Inside the C&O’s big wooden door, it was cool and dark and reminiscent of lovely evenings spent there—some for occasions, others for a final drink on a night I wasn’t ready to end. Volumes could be filled with patrons’ stories, but it was those of proprietor Dave Simpson (who’s eminently quotable, but especially on the heels of tapping Keswick’s Dean Maupin as his successor) that nearly filled my journal.
Simpson appeared wearing his uniform of dark jeans, a black shirt, and a belt fastened with a silver C&O belt buckle. He’s been wearing his hair (more salt than pepper now) longer over the years and it, along with the grin of a cheshire cat, belies his 58 years. But it’s likely the 32 C&O years under that belt buckle that’ve kept him young enough that he’s only now slowing down.

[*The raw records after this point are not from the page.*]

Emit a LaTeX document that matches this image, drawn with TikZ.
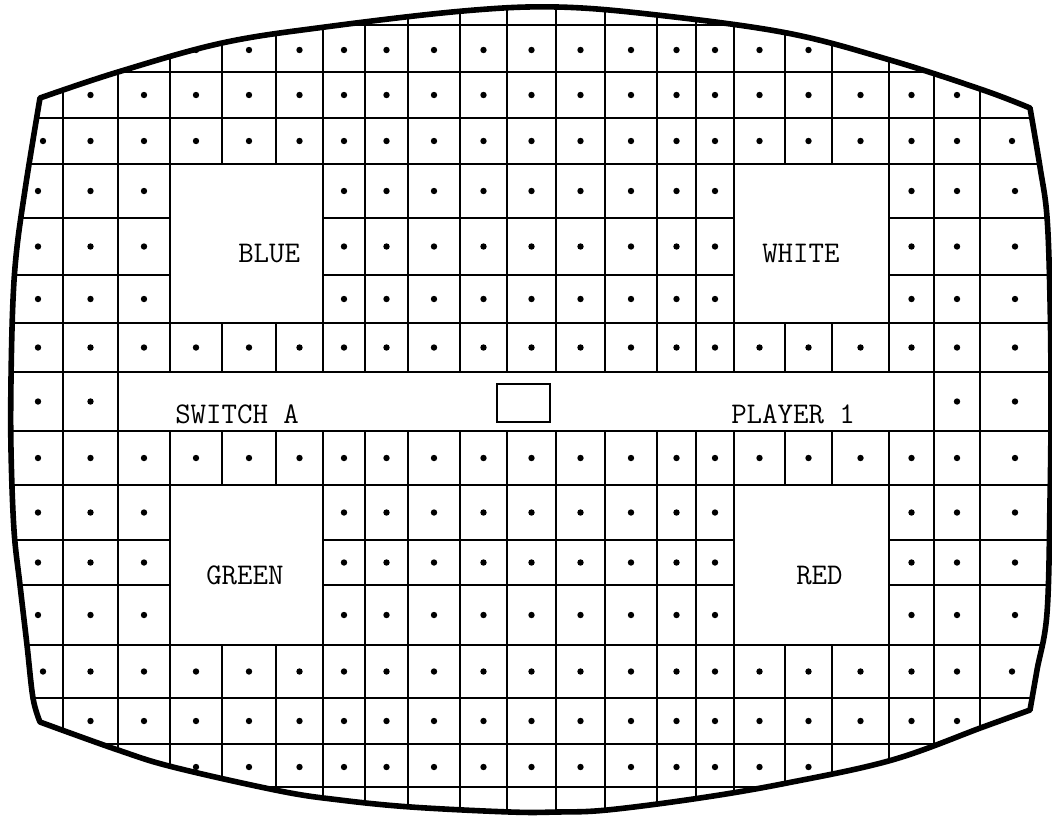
\documentclass[tikz,border=0pt]{standalone}
\begin{document}
\begin{tikzpicture}[x=0.75pt,y=-0.75pt,
  gridline/.style={line width=1.9pt},
  boxstyle/.style={fill=white,draw=black,line width=1.9pt},
  border/.style={line width=4.2pt,line join=round},
  lbl/.style={font=\ttfamily\fontsize{22.5}{27}\selectfont,inner sep=0pt,anchor=base west},
  dotc/.style={fill=black}]
\useasboundingbox (0,0) rectangle (1052,815);
\fill[white] (0,0) rectangle (1052,815);
\def\bnd{plot[smooth,tension=0.6] coordinates {(40,98) (118,72) (222,43) (325,27) (463,11) (557,7) (657,15) (787,33) (890,60) (983,90) (1030,108)}
 -- plot[smooth,tension=0.6] coordinates {(1030,108) (1040,167) (1047,217) (1050,300) (1051,400) (1050,500) (1047,613) (1037,670) (1030,710)}
 -- plot[smooth,tension=0.6] coordinates {(1030,710) (983,727) (892,760) (787,783) (700,798) (607,810) (557,812) (510,812) (411,807) (340,800) (280,791) (173,767) (118,750) (40,722)}
 -- plot[smooth,tension=0.6] coordinates {(40,722) (33,698) (27,645) (20,585) (14,530) (11,450) (11,380) (13,300) (17,247) (25,190) (33,140) (40,98)}}
\begin{scope}
\clip \bnd -- cycle;
\foreach \x in {63,118,170,222,276,323,365,408,460,507,556,605,657,696,734,785,832,889,934,980}
  \draw[gridline] (\x,0) -- (\x,815);
\foreach \y in {25,72,118,164,218,275,323,372,431,485,540,585,645,698,744,787}
  \draw[gridline] (0,\y) -- (1052,\y);
\end{scope}
% white areas
\draw[boxstyle] (170,164) rectangle (323,323);
\draw[boxstyle] (734,164) rectangle (889,323);
\draw[boxstyle] (170,485) rectangle (323,645);
\draw[boxstyle] (734,485) rectangle (889,645);
\draw[boxstyle] (118,372) rectangle (934,431);
% dots
\foreach \x in {196,249,299.5,344,386.5,434,483.5,531.5,580.5,631,676.5,715,759.5,808.5}
  {\fill[dotc] (\x,50) circle[radius=2.4pt]; \fill[dotc] (\x,767) circle[radius=2.4pt];}
\foreach \x in {90.5,144,196,249,299.5,344,386.5,434,483.5,531.5,580.5,631,676.5,715,759.5,808.5,860.5,911.5,957}
  {\fill[dotc] (\x,95) circle[radius=2.4pt]; \fill[dotc] (\x,721) circle[radius=2.4pt];}
\foreach \x in {43,90.5,144,196,249,299.5,344,386.5,434,483.5,531.5,580.5,631,676.5,715,759.5,808.5,860.5,911.5,957,1012}
  \foreach \y in {141,671.5}
    \fill[dotc] (\x,\y) circle[radius=2.4pt];
\foreach \x in {38,90.5,144,196,249,299.5,344,386.5,434,483.5,531.5,580.5,631,676.5,715,759.5,808.5,860.5,911.5,957,1015}
  \foreach \y in {347.5,458}
    \fill[dotc] (\x,\y) circle[radius=2.4pt];
\foreach \x in {38,90.5,144,344,386.5,434,483.5,531.5,580.5,631,676.5,715,911.5,957,1015}
  \foreach \y in {191,246.5,299,512.5,562.5,615}
    \fill[dotc] (\x,\y) circle[radius=2.4pt];
\foreach \x in {38,90.5,957,1015}
  \fill[dotc] (\x,401.5) circle[radius=2.4pt];
% border
\draw[border] \bnd -- cycle;
% labels
\node[lbl] (blue) at (238,262) {BLUE};
\node[lbl] (white) at (762,262) {WHITE};
\node[lbl] (green) at (206,584) {GREEN};
\node[lbl] (red) at (796,584) {RED};
\node[lbl] (switch) at (175,423) {SWITCH A};
\node[lbl] (player) at (731,423) {PLAYER 1};
\node[draw,line width=1.9pt,minimum width=53*0.75pt,minimum height=38*0.75pt,inner sep=0pt] (sq) at (523.5,403) {};
\end{tikzpicture}
\end{document}
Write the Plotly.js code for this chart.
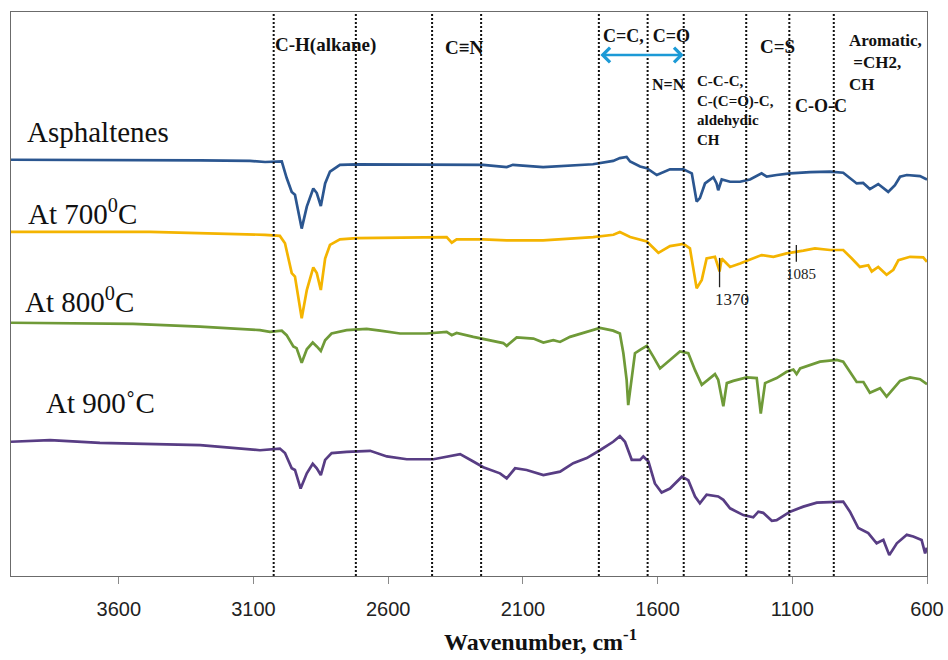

Growing up on Chesapeake Street, Simpson and his brother used to watch the C&O railroad workers. On his 13th birthday at Shoney’s, Simpson got a busboy job. “That was my first exposure to being around adults other than my parents and I was spellbound by the people that inhabited the industry,” said Simpson. He cooked in the Bay Area, but returned to Charlottesville in 1980, heading straight for the C&O, which Philip Stafford and Sandy McAdams had opened four years prior. After two years as a prep cook, Simpson bought what he described as a white elephant: “Very little hard value, great emotional value.”
Three decades have passed, and while 80-120 covers a night plus a large catering arm have turned a pretty profit, it’s still the ineffable that outvalues the numbers. That C&O magic stayed with Maupin, whose year spent cooking there (1995-1996) stood out to Simpson. “I thought, this is clearly what Dean’s going to do for a living, but I knew his interests were far too grand to stay put for too long at C&O. It was fun to follow him in his successes at the Greenbrier, The Clifton Inn, and Keswick.”
The two reconnected while sitting on the advisory board of PVCC’s new culinary school. Maupin, eager to return to an independent restaurant and Simpson, looking for an heir apparent. Minus 20 years, they could be twins—mirror images of boyish hair, rectangular glasses, earnestness, and graciousness. Moons aligned and by June, Maupin came “home” to the C&O.
“I had a great love affair with the energy and what I learned here. Now, I have a chance to do my own thing all while holding the respect of the place. It will be a really happy marriage,” said Maupin.
Few marriages inspire as much rhapsody as this one, between a restaurant with Midas’ touch and a chef who turns everything he touches into something that, as one devotee put it, you dream about for years. Maupin spent June in the office with paperwork—a job that many chefs lament, but one that he relishes. It was mid-July when his first typed menu (the calligraphy was courtesy of the recently retired Elaine Futhey, see The Working Pour) graced the tables, and changes were slight. “You’d be a fool to mess around with a few dishes, but 70 percent of the menu will be ever-changing.” The artichoke paté, steak chinoise, and Cuban steak are among the relics that Maupin kept, knowing that their removal would mean mutiny. “I want to reach our 50-year anniversary and tout that we’re still doing the same stuff,” he said.
Even the new dishes aren’t entirely new. Admirers will recognize incarnations from his days at Clifton and Keswick. His ingredients are choice without being extravagant, and his style’s refined without being pretentious. Most of all, Maupin makes food you want eat, not analyze. Gnocchi made with humble russet potatoes turn holy when they join glistening chanterelles, a spry scatter of chives, and a tangle of pea tendrils atop fontina fondue. Potato-crusted rag mountain trout tastes earthy over a verdant basil and dill salsa verde with smoky bell pepper coulis.
While the plates’ complexities challenge you to name that ingredient, their rusticity demands that you do nothing more than devour them. It’s a juxtaposition shared by Maupin himself, who’s extraordinarily talented, yet chats with guests in the bistro before excusing himself to “go cook for y’all now.”
As the fish tank gurgles on at the C&O, expect the menu to get “funkier,” breaking out of the course confines with small plates and sides for the table. New ideas bounce between Maupin and Simpson—brunch, pop-ups, a food truck—but they’re quick to remember the formidable fact that in the restaurant business, you’re never done.
Aside from supporting his scion, Simpson’s focus for the next few years will be catering. And after that? “I’m not sure. I wouldn’t be a very good golfer. I like to be useful somehow.”